Isaiah 5:20 Woe unto them that call evil good, and good evil…
Yesterday at dinner I was telling my family that I wish to expand my summer garden. I know it is still cold outside, at least where I am, but I am already thinking about my summer garden and making it even bigger. There are no supply chain issues when you grow stuff in the ground. You take care of your garden, and it gives you carrots, tomatoes, and so on. So, you get out what you put in.
Now, God had a garden. It is called a vineyard because this story was not written about America. It is written about Judah. God had planted this vineyard. He had taken rocks out of it, cultivated it, planted it, beautified it, and He wished to produce full, large grapes sweet to the taste. What had been produced instead were wild grapes.
Now, here on the Ranch, if I go out in the back and see some weed growing out in the cedars with large blue or black colored berries on them, it would be foolish of me to say, “Hey, that looks just like a grape. I think I’ll eat it!” It might be the last thing I’d ever do. There’s a big difference between the grapes that you would wish to cultivate and the poisonous weeds that grow of their own accord. God says in Isaiah 5:7, “For the vineyard of the LORD of hosts is the house of Israel, and the men of Judah his pleasant plant: and he looked for judgment, but behold oppression; for righteousness, but behold a cry.” So, God planted this vineyard, but it was going to seed and weed.
God is able to plow under that which refuses to be cultivated. What follows is all the ways that Judah refused to be cultivated. We find greed and hedonism, the idea that pleasure is the greatest end of mankind. We find inability to be ashamed, and we find deceit. The prophet says, “Woe unto them that call evil good, and good evil.”
Now God is trying to cultivate what is good in your life, but when you come to an issue, you have a choice. You can respond in honesty or you can respond in aversion. Honesty means you see two choices and say, “This is good and this is bad. I know that is the case.” Aversion is where you flip the tables; you say that good is evil and evil is good. You try to justify yourself. The world at large is very good at this.

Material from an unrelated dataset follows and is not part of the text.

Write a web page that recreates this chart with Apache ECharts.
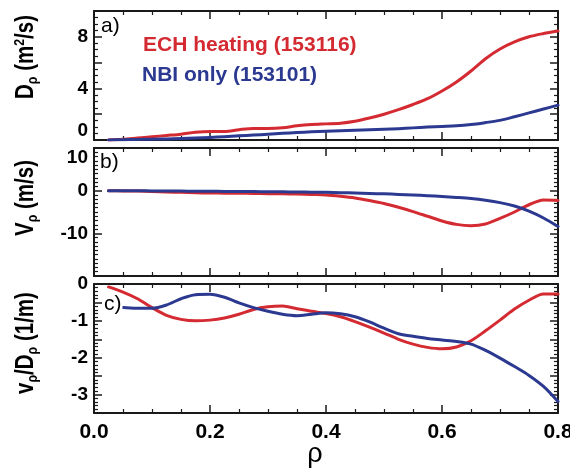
<!DOCTYPE html>
<html>
<head>
<meta charset="utf-8">
<script src="https://cdn.jsdelivr.net/npm/echarts@6/dist/echarts.min.js"></script>
<style>
  html, body { margin: 0; padding: 0; background: #fff; }
  #chart { width: 570px; height: 469px; }
</style>
</head>
<body>
<div id="chart"></div>
<script>
// Normalized radius grid shared by all profiles
const rho = [0.025, 0.05, 0.075, 0.1, 0.125, 0.15, 0.175, 0.2, 0.225, 0.25, 0.275, 0.3,
  0.325, 0.35, 0.375, 0.4, 0.425, 0.45, 0.475, 0.5, 0.525, 0.55, 0.575, 0.6,
  0.625, 0.65, 0.675, 0.7, 0.725, 0.75, 0.775, 0.8];

// a) particle diffusivity D_p (m^2/s)
const dpECH = [0.0, 0.05, 0.15, 0.25, 0.35, 0.45, 0.6, 0.66, 0.66, 0.8, 0.9, 0.9,
  0.95, 1.1, 1.2, 1.25, 1.3, 1.45, 1.7, 2.0, 2.35, 2.75, 3.2, 3.8,
  4.5, 5.35, 6.3, 7.05, 7.6, 8.0, 8.25, 8.45];
const dpNBI = [0.0, 0.02, 0.04, 0.06, 0.08, 0.11, 0.15, 0.2, 0.25, 0.32, 0.38, 0.45,
  0.52, 0.58, 0.63, 0.67, 0.72, 0.76, 0.8, 0.84, 0.88, 0.94, 1.0, 1.05,
  1.1, 1.2, 1.35, 1.52, 1.8, 2.1, 2.4, 2.7];

// b) pinch velocity V_p (m/s)
const vpECH = [0.0, -0.05, -0.1, -0.2, -0.3, -0.4, -0.5, -0.55, -0.58, -0.6, -0.65, -0.7,
  -0.75, -0.8, -0.9, -1.0, -1.3, -1.7, -2.3, -3.0, -3.9, -4.9, -6.0, -7.1,
  -7.9, -8.2, -7.8, -6.5, -5.0, -3.3, -2.2, -2.3];
const vpNBI = [0.0, 0.0, -0.02, -0.05, -0.08, -0.1, -0.12, -0.15, -0.18, -0.2, -0.22, -0.25,
  -0.28, -0.32, -0.36, -0.4, -0.47, -0.55, -0.65, -0.75, -0.87, -1.0, -1.17, -1.35,
  -1.58, -1.85, -2.25, -2.8, -3.6, -4.8, -6.4, -8.4];

// c) ratio v_p/D_p (1/m)
const ratioECH = [-0.08, -0.22, -0.4, -0.64, -0.85, -0.96, -1.0, -0.98, -0.92, -0.82, -0.69, -0.62,
  -0.6, -0.67, -0.74, -0.8, -0.89, -1.02, -1.17, -1.33, -1.5, -1.63, -1.72, -1.76,
  -1.71, -1.54, -1.27, -0.98, -0.68, -0.44, -0.27, -0.27];
const ratioNBI = [-0.64, -0.64, -0.66, -0.66, -0.57, -0.4, -0.29, -0.28, -0.36, -0.51, -0.64, -0.74,
  -0.82, -0.86, -0.82, -0.78, -0.81, -0.89, -1.03, -1.2, -1.35, -1.42, -1.48, -1.52,
  -1.56, -1.63, -1.8, -2.01, -2.24, -2.48, -2.78, -3.19];

// Axis settings
const xTickLabels = ['0.0', '0.2', '0.4', '0.6', '0.8'];
const dpLabels = [0, 4, 8];
const vpLabels = [10, 0, -10];
const ratioLabels = [0, -1, -2, -3];

const RED = '#d42a31';
const BLUE = '#2b3990';
const AXIS = '#1a1a1a';
const BOLD = "'Liberation Sans', Arial, sans-serif";

const pairs = (ys) => rho.map((r, i) => [r, ys[i]]);

const grids = [
  { left: 94, width: 464, top: 11, height: 129 },
  { left: 94, width: 464, top: 148, height: 128 },
  { left: 94, width: 464, top: 284, height: 129 }
].map(g => Object.assign({ outerBoundsMode: 'none', containLabel: false }, g));

function xAxis(gridIndex, position, labels) {
  return {
    type: 'value', gridIndex, position,
    min: 0, max: 0.8, interval: 0.2,
    axisLine: { show: true, onZero: false, lineStyle: { color: AXIS, width: 2 } },
    axisTick: { show: true, inside: true, length: 8, lineStyle: { color: AXIS, width: 1.5 } },
    minorTick: { show: true, splitNumber: 4, length: 4, lineStyle: { color: AXIS, width: 1.2 } },
    splitLine: { show: false },
    axisLabel: {
      show: labels, margin: 9, color: '#000', fontFamily: BOLD, fontWeight: 'bold', fontSize: 21,
      showMinLabel: true, showMaxLabel: true, hideOverlap: false,
      formatter: v => {
        const s = v.toFixed(1);
        return xTickLabels.includes(s) ? s : '';
      }
    }
  };
}

function yAxis(gridIndex, position, min, max, interval, minorSplit, shown, extraLabel) {
  return {
    type: 'value', gridIndex, position,
    min, max, interval,
    axisLine: { show: true, onZero: false, lineStyle: { color: AXIS, width: 2 } },
    axisTick: { show: true, inside: true, length: 8, lineStyle: { color: AXIS, width: 1.5 } },
    minorTick: { show: true, splitNumber: minorSplit, length: 4, lineStyle: { color: AXIS, width: 1.2 } },
    splitLine: { show: false },
    axisLabel: Object.assign({
      show: position === 'left', margin: 6, color: '#000', fontFamily: BOLD, fontWeight: 'bold', fontSize: 19,
      showMinLabel: true, showMaxLabel: true, hideOverlap: false,
      formatter: v => {
        const r = Math.round(v * 100) / 100;
        return shown.includes(r) ? String(r) : '';
      }
    }, extraLabel || {})
  };
}

function line(name, xi, yi, ys, color) {
  return {
    name, type: 'line', xAxisIndex: xi, yAxisIndex: yi,
    data: pairs(ys), showSymbol: false, smooth: 0.3,
    lineStyle: { color, width: 3, cap: 'round', join: 'round' }, itemStyle: { color },
    silent: true, animation: false
  };
}

const titleRich = {
  m: { fontFamily: BOLD, fontWeight: 'bold', fontSize: 25, fill: '#000', lineHeight: 28 },
  s: { fontFamily: BOLD, fontWeight: 'bold', fontSize: 15, fill: '#000', padding: [14, 0, 0, 0] },
  p: { fontFamily: BOLD, fontWeight: 'bold', fontSize: 15, fill: '#000', padding: [0, 0, 12, 0] }
};

function yTitle(x, y, text) {
  return {
    type: 'text', x, y, rotation: Math.PI / 2, scaleX: 0.82,
    style: { text, rich: titleRich, align: 'center', verticalAlign: 'middle' }
  };
}

function panelTag(x, y, text, bg) {
  return {
    type: 'text', x, y, z: 100,
    style: Object.assign({
      text, fontFamily: "'Liberation Sans', Arial, sans-serif", fontSize: 21, fill: '#000',
      align: 'left', verticalAlign: 'top'
    }, bg ? { backgroundColor: '#fff', padding: [0, 1, 0, 1] } : {})
  };
}

const chart = echarts.init(document.getElementById('chart'), null, { renderer: 'canvas' });
chart.setOption({
  animation: false,
  backgroundColor: '#fff',
  grid: grids,
  xAxis: [
    xAxis(0, 'bottom', false), xAxis(0, 'top', false),
    xAxis(1, 'bottom', false), xAxis(1, 'top', false),
    xAxis(2, 'bottom', true), xAxis(2, 'top', false)
  ],
  yAxis: [
    yAxis(0, 'left', 0, 10, 2, 4, dpLabels, { verticalAlignMinLabel: 'bottom' }),
    yAxis(0, 'right', 0, 10, 2, 4, dpLabels),
    yAxis(1, 'left', -20, 10, 10, 10, vpLabels, { verticalAlignMaxLabel: 'top' }),
    yAxis(1, 'right', -20, 10, 10, 10, vpLabels),
    yAxis(2, 'left', -3.5, 0, 0.5, 5, ratioLabels),
    yAxis(2, 'right', -3.5, 0, 0.5, 5, ratioLabels)
  ],
  series: [
    line('ECH heating (153116)', 0, 0, dpECH, RED),
    line('NBI only (153101)', 0, 0, dpNBI, BLUE),
    line('ECH heating (153116)', 2, 2, vpECH, RED),
    line('NBI only (153101)', 2, 2, vpNBI, BLUE),
    line('ECH heating (153116)', 4, 4, ratioECH, RED),
    line('NBI only (153101)', 4, 4, ratioNBI, BLUE)
  ],
  graphic: [
    yTitle(26, 57, '{m|D}{s|ρ}{m| (m}{p|2}{m|/s)}'),
    yTitle(26, 198, '{m|V}{s|ρ}{m| (m/s)}'),
    yTitle(26, 343, '{m|v}{s|ρ}{m|/D}{s|ρ}{m| (1/m)}'),
    panelTag(101, 16, 'a)'),
    panelTag(100, 152, 'b)'),
    panelTag(103, 294, 'c)', true),
    {
      type: 'text', x: 143, y: 45,
      style: { text: 'ECH heating (153116)', fontFamily: BOLD, fontWeight: 'bold', fontSize: 21,
        fill: RED, align: 'left', verticalAlign: 'middle' }
    },
    {
      type: 'text', x: 142, y: 75,
      style: { text: 'NBI only (153101)', fontFamily: BOLD, fontWeight: 'bold', fontSize: 21,
        fill: BLUE, align: 'left', verticalAlign: 'middle' }
    },
    {
      type: 'text', x: 315, y: 455,
      style: { text: 'ρ', fontFamily: "'Liberation Sans', Arial, sans-serif", fontSize: 27,
        fill: '#000', align: 'center', verticalAlign: 'middle' }
    }
  ]
});
</script>
</body>
</html>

People are good at justifying and rationalizing the wrong actions, but I think it has been God’s people in particular that are the most prone to calling evil good and good evil. We know what is evil and what is good, and sometimes what we want and what we know to be true are in conflict. So, we try to lessen that gap by claiming ignorance instead of acknowledging wickedness. “Woe unto them that call evil good and good evil.” That is exactly what God’s people were doing. It was not just that they were doing evil, they were rationalizing it and saying it was good.
It is not just that they were not doing right, they were condemning those who did right because it hurt their conscience. There is something important to learn here: darkness comes to those who will not see the light. In verse 12 God says of His people, “And the harp, and the viol, the tabret, and pipe, and wine, are in their feasts: but they regard not the work of the LORD, neither consider the operation of His hands.” They were trying to erase their memory by drinking and partying. He goes on to say, “Therefore my people are gone into captivity, because they have no knowledge.” They would not acknowledge what they knew; they no longer knew what they needed to know.
In the last verse of this chapter it says, “The light is darkened in the heavens thereof.” In other words, those who had light rejected it. Those who had, as it says in verse 24, “despised the word of the Holy One of Israel” no longer had light. That is the way it is with all of us. Darkness comes to those who will not see the light.
Can I commend three actions to you when you face choices? First, there is conscience. Conscience is something that needs to be cultivated. There needs to be conscience in operation in your life, and if you are a child of God, you not only have a conscience that can be informed by God’s Word, but you have God Himself in the form of the Holy Spirit. Conscience is the ability to discern between right and wrong.
Second, there is curiosity. Don’t just say, “I don’t know. The Bible doesn’t seem to speak to this.” If it is important enough for you, it is important enough for God. There are times you may not know what is right and wrong; that’s fair. But, it is not right to plead ignorance when you are really trying to absolve yourself of wickedness. Sometimes you would rather say that you just don’t know than to acknowledge that you know but are just not going to do the right thing. So, if you come to an issue and you don’t know what is right, have the audacity to be curious enough to find out.
Third, there is courage. Courage is the ability to acknowledge what you know to be true instead of acting as if you do not know. These people had cast away the law of the Lord of hosts and despised the Word of the Holy One of Israel.
So, conscience, curiosity, and courage are needed because darkness comes to those who will not tell the difference, who will not acknowledge the light.